::: PROVIDED DATA :::
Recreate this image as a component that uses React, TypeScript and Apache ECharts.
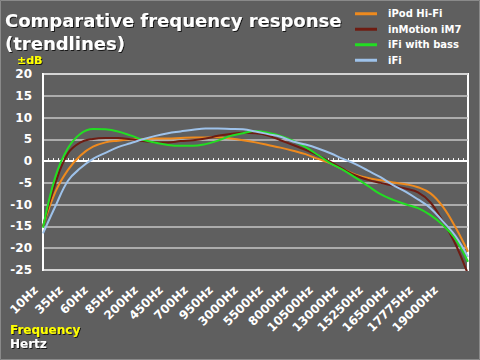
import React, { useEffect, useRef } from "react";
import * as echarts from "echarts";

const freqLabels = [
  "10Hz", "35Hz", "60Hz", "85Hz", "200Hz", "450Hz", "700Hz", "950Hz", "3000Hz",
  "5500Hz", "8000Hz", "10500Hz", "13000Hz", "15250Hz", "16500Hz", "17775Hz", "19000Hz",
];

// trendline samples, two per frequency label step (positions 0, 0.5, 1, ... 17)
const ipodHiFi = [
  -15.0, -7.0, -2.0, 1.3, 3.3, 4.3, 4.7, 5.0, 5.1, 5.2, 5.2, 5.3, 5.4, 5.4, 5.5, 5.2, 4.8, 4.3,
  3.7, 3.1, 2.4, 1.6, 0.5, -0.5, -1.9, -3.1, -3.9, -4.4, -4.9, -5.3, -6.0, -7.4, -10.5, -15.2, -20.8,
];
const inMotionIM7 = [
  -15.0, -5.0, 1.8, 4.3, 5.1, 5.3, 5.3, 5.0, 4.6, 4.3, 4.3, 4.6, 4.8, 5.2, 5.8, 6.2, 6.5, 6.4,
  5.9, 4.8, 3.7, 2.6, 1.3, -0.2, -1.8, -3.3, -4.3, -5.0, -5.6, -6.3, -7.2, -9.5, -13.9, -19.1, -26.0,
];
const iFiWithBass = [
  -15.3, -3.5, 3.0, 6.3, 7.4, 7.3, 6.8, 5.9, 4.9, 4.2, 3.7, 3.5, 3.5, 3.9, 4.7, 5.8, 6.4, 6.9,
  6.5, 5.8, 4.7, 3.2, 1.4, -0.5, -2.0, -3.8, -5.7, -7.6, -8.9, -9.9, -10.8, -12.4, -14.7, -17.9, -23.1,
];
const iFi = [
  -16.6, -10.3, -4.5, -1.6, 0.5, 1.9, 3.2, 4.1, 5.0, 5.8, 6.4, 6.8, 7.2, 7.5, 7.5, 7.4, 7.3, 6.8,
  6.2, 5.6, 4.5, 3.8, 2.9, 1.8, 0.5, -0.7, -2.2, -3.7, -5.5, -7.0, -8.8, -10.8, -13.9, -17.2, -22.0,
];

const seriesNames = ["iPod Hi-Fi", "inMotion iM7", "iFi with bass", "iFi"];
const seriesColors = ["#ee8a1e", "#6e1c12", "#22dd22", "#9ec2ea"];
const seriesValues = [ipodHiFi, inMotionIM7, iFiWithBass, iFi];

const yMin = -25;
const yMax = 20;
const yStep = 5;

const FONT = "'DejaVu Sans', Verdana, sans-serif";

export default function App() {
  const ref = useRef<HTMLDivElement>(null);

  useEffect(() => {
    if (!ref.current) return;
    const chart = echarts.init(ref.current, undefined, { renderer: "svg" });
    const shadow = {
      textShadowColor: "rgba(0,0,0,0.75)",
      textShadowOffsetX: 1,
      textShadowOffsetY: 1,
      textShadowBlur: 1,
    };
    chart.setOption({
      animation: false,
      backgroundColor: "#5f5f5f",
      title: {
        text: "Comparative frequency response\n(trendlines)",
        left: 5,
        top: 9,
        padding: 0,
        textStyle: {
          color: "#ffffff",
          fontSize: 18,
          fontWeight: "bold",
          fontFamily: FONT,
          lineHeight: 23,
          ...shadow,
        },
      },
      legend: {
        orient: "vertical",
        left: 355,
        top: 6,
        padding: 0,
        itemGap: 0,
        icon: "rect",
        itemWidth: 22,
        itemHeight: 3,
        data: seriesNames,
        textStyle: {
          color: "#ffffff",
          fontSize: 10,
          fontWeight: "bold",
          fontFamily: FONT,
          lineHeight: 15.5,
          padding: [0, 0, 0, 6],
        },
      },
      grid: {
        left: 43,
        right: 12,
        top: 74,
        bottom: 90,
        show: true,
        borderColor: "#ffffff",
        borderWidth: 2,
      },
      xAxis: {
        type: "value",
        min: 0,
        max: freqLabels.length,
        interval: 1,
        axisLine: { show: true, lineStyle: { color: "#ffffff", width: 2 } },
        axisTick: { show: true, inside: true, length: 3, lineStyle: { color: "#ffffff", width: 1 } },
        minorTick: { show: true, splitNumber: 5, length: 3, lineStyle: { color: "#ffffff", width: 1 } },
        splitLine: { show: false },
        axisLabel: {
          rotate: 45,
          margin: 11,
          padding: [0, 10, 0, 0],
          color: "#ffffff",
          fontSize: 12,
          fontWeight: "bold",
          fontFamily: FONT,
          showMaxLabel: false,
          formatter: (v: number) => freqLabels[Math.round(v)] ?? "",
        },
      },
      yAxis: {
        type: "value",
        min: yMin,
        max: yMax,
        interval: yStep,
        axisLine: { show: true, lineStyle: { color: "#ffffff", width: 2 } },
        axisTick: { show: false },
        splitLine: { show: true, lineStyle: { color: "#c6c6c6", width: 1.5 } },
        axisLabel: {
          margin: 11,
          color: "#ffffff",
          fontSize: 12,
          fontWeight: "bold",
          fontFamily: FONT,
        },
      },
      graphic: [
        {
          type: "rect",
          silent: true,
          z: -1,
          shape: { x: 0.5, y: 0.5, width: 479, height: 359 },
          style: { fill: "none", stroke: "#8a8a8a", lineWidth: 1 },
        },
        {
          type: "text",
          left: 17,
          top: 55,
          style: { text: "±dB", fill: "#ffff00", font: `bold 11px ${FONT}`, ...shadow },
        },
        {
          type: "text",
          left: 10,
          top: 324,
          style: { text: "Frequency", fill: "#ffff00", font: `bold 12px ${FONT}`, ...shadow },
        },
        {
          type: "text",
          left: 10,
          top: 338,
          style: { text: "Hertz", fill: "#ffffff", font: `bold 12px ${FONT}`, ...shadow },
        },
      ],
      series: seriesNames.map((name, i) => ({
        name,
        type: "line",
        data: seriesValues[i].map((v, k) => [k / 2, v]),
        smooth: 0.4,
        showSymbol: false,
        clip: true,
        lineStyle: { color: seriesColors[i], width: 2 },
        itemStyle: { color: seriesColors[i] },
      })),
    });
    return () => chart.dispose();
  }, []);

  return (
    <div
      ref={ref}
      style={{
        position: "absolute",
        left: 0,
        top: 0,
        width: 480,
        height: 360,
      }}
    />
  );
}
:::
WORK TO DO:
Retype the listing exactly. Pictures do not belong in the copy.

COMPLETE ANSWER:
Recreate this image as a component that uses React, TypeScript and Apache ECharts.
import React, { useEffect, useRef } from "react";
import * as echarts from "echarts";

const freqLabels = [
  "10Hz", "35Hz", "60Hz", "85Hz", "200Hz", "450Hz", "700Hz", "950Hz", "3000Hz",
  "5500Hz", "8000Hz", "10500Hz", "13000Hz", "15250Hz", "16500Hz", "17775Hz", "19000Hz",
];

// trendline samples, two per frequency label step (positions 0, 0.5, 1, ... 17)
const ipodHiFi = [
  -15.0, -7.0, -2.0, 1.3, 3.3, 4.3, 4.7, 5.0, 5.1, 5.2, 5.2, 5.3, 5.4, 5.4, 5.5, 5.2, 4.8, 4.3,
  3.7, 3.1, 2.4, 1.6, 0.5, -0.5, -1.9, -3.1, -3.9, -4.4, -4.9, -5.3, -6.0, -7.4, -10.5, -15.2, -20.8,
];
const inMotionIM7 = [
  -15.0, -5.0, 1.8, 4.3, 5.1, 5.3, 5.3, 5.0, 4.6, 4.3, 4.3, 4.6, 4.8, 5.2, 5.8, 6.2, 6.5, 6.4,
  5.9, 4.8, 3.7, 2.6, 1.3, -0.2, -1.8, -3.3, -4.3, -5.0, -5.6, -6.3, -7.2, -9.5, -13.9, -19.1, -26.0,
];
const iFiWithBass = [
  -15.3, -3.5, 3.0, 6.3, 7.4, 7.3, 6.8, 5.9, 4.9, 4.2, 3.7, 3.5, 3.5, 3.9, 4.7, 5.8, 6.4, 6.9,
  6.5, 5.8, 4.7, 3.2, 1.4, -0.5, -2.0, -3.8, -5.7, -7.6, -8.9, -9.9, -10.8, -12.4, -14.7, -17.9, -23.1,
];
const iFi = [
  -16.6, -10.3, -4.5, -1.6, 0.5, 1.9, 3.2, 4.1, 5.0, 5.8, 6.4, 6.8, 7.2, 7.5, 7.5, 7.4, 7.3, 6.8,
  6.2, 5.6, 4.5, 3.8, 2.9, 1.8, 0.5, -0.7, -2.2, -3.7, -5.5, -7.0, -8.8, -10.8, -13.9, -17.2, -22.0,
];

const seriesNames = ["iPod Hi-Fi", "inMotion iM7", "iFi with bass", "iFi"];
const seriesColors = ["#ee8a1e", "#6e1c12", "#22dd22", "#9ec2ea"];
const seriesValues = [ipodHiFi, inMotionIM7, iFiWithBass, iFi];

const yMin = -25;
const yMax = 20;
const yStep = 5;

const FONT = "'DejaVu Sans', Verdana, sans-serif";

export default function App() {
  const ref = useRef<HTMLDivElement>(null);

  useEffect(() => {
    if (!ref.current) return;
    const chart = echarts.init(ref.current, undefined, { renderer: "svg" });
    const shadow = {
      textShadowColor: "rgba(0,0,0,0.75)",
      textShadowOffsetX: 1,
      textShadowOffsetY: 1,
      textShadowBlur: 1,
    };
    chart.setOption({
      animation: false,
      backgroundColor: "#5f5f5f",
      title: {
        text: "Comparative frequency response\n(trendlines)",
        left: 5,
        top: 9,
        padding: 0,
        textStyle: {
          color: "#ffffff",
          fontSize: 18,
          fontWeight: "bold",
          fontFamily: FONT,
          lineHeight: 23,
          ...shadow,
        },
      },
      legend: {
        orient: "vertical",
        left: 355,
        top: 6,
        padding: 0,
        itemGap: 0,
        icon: "rect",
        itemWidth: 22,
        itemHeight: 3,
        data: seriesNames,
        textStyle: {
          color: "#ffffff",
          fontSize: 10,
          fontWeight: "bold",
          fontFamily: FONT,
          lineHeight: 15.5,
          padding: [0, 0, 0, 6],
        },
      },
      grid: {
        left: 43,
        right: 12,
        top: 74,
        bottom: 90,
        show: true,
        borderColor: "#ffffff",
        borderWidth: 2,
      },
      xAxis: {
        type: "value",
        min: 0,
        max: freqLabels.length,
        interval: 1,
        axisLine: { show: true, lineStyle: { color: "#ffffff", width: 2 } },
        axisTick: { show: true, inside: true, length: 3, lineStyle: { color: "#ffffff", width: 1 } },
        minorTick: { show: true, splitNumber: 5, length: 3, lineStyle: { color: "#ffffff", width: 1 } },
        splitLine: { show: false },
        axisLabel: {
          rotate: 45,
          margin: 11,
          padding: [0, 10, 0, 0],
          color: "#ffffff",
          fontSize: 12,
          fontWeight: "bold",
          fontFamily: FONT,
          showMaxLabel: false,
          formatter: (v: number) => freqLabels[Math.round(v)] ?? "",
        },
      },
      yAxis: {
        type: "value",
        min: yMin,
        max: yMax,
        interval: yStep,
        axisLine: { show: true, lineStyle: { color: "#ffffff", width: 2 } },
        axisTick: { show: false },
        splitLine: { show: true, lineStyle: { color: "#c6c6c6", width: 1.5 } },
        axisLabel: {
          margin: 11,
          color: "#ffffff",
          fontSize: 12,
          fontWeight: "bold",
          fontFamily: FONT,
        },
      },
      graphic: [
        {
          type: "rect",
          silent: true,
          z: -1,
          shape: { x: 0.5, y: 0.5, width: 479, height: 359 },
          style: { fill: "none", stroke: "#8a8a8a", lineWidth: 1 },
        },
        {
          type: "text",
          left: 17,
          top: 55,
          style: { text: "±dB", fill: "#ffff00", font: `bold 11px ${FONT}`, ...shadow },
        },
        {
          type: "text",
          left: 10,
          top: 324,
          style: { text: "Frequency", fill: "#ffff00", font: `bold 12px ${FONT}`, ...shadow },
        },
        {
          type: "text",
          left: 10,
          top: 338,
          style: { text: "Hertz", fill: "#ffffff", font: `bold 12px ${FONT}`, ...shadow },
        },
      ],
      series: seriesNames.map((name, i) => ({
        name,
        type: "line",
        data: seriesValues[i].map((v, k) => [k / 2, v]),
        smooth: 0.4,
        showSymbol: false,
        clip: true,
        lineStyle: { color: seriesColors[i], width: 2 },
        itemStyle: { color: seriesColors[i] },
      })),
    });
    return () => chart.dispose();
  }, []);

  return (
    <div
      ref={ref}
      style={{
        position: "absolute",
        left: 0,
        top: 0,
        width: 480,
        height: 360,
      }}
    />
  );
}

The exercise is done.